As we entered the darkened space, Cardiff began her monologue. It sounded as though she was responding to someone in an intimately eloquent voice, as if we had been thrown into a bedroom conversation. There was a feeling of voyeurism forced intermittently into Cardiff’s dream as she dreams it in sound and music, and asynchronously as she recounts the details of it. The high ceiling and the quality of the sounds emanating from the 98 speakers surrounding us were intimidatingly appealing and immersive. Critiqued by the Helsinki Times as “an aural feast,” the installation uses sound and spatial arrangements as sole material for art. It gave the feeling of a 3D sonar experience, with particular sounds sneaking around us to map the spatial dimensions of the room and delineate the boundaries of the artwork.
Some speakers were anthropomorphized, given human status, positioned on chairs opposite the audience and staring at us from all frontal angles. Cardiff’s softly spoken voice sprang from a gramophone speaker placed at the center of the room, giving her a physical presence in the room. A spotlight shone over her metallic body, and our chairs pointed in her direction to form a circle, drawing the focus to the center of the experience.
Filled with cues for various smells, colors, times and places, the aesthetic experience is essentially about discovering the sound mixture as it distributes itself through the space. We felt immersed in the piece both as viewers and as contributors to the total energy within it. We sat, closed our eyes, stood up, walked in between speakers and beyond the experiential space, and to this end, unknowingly completed the artwork.
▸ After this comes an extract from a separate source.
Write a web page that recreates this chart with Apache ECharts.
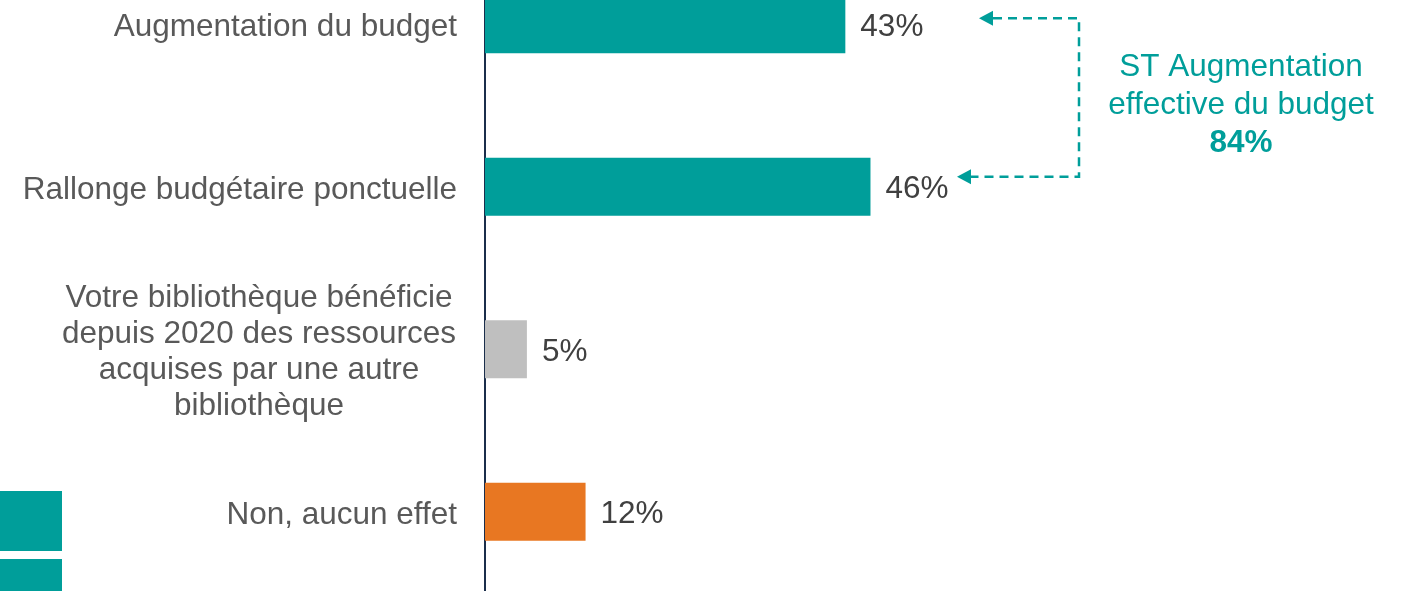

We naturally formed a temporary community as we sunk into the experience of Cardiff’s most bizarre dream, and shared our energy with that of other participants as a distributed state of mind. Only by being there were we able to fully understand the beauty and intricacy of the musical and spatial compositions.
Walking out, each at our own pace, we could still locate the spotlight getting smaller behind us, and hear Cardiff’s fainting voice as she recounted her dream once again. We could continuously imagine experiencing the artwork in new ways by moving differently in the space.